A companhia de saneamento paulista, por exemplo, consegue obter crédito sobre os gastos com energia, aluguéis e insumos químicos. A dedução desses créditos, porém, fica longe de reduzir o pagamento dos impostos às antigas bases, segundo Gesner Oliveira, presidente da estadual. "Não conseguimos gerar crédito, esse sistema penalizou o setor", diz ele.

Alguns segmentos conseguiram escapar dessa mudança de regime tributário, como o da construção civil e as concessionárias de rodovias. A reivindicação do setor de saneamento hoje, segundo Oliveira, é que os investimentos realizados sejam abatidos no pagamento dos impostos federais. "A alta tributação acaba enfraquecendo a capacidade de investimento das empresas", diz o presidente da Sabesp.
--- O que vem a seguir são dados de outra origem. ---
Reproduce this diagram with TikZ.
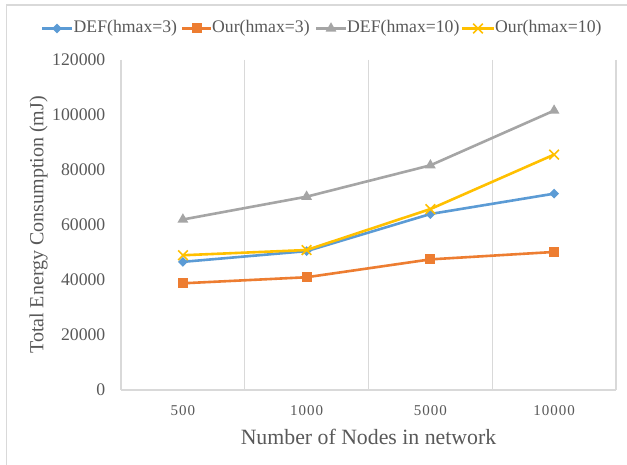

De 2002 a 2008, o faturamento da companhia estadual cresceu 22%, enquanto os valores pagos de impostos aumentaram 201%.

Segundo Raul Pinho, presidente do instituto TrataBrasil, o pagamento anual de impostos pelas empresas de água e esgoto tem sido maior que os os investimentos efetivamente pagos pelo Programa de Aceleração do Crescimento (PAC) desde 2007. Enquanto o valor pago de tributos federais em 2008 foi de R$ 1,6 bilhão, desde 2007, R$ 1,5 bilhão ao ano tem sido pago pelo PAC em obras de saneamento.

"O setor precisa de subsídios para seus investimentos, e sobrecarregar os serviços com impostos vai na contramão disso", diz ele. Uma proposta encaminhada ao governo federal é que os impostos arrecadados pelo setor sejam destinados a um fundo de investimento em universalização do serviço.

Para Rodrigo Chohfi, advogado tributarista da Porto Advogados, o veto do projeto de lei, em 2003, que pedia a retirada da isenção de ISS do setor deveria servir de exemplo para novas desonerações. A justificativa do veto era que a incidência dos impostos sobre saneamento não atendia ao interesse público e que poderia inclusive comprometer o objetivo de universalizar o acesso aos serviços. "Reduzir os impostos é uma forma de fomentar os investimentos, de incentivar o setor", diz. Segundo a última Pesquisa Nacional por Amostra de Domicílios (Pnad), apenas 52,5% das residências no país contavam com coleta de esgoto em 2008.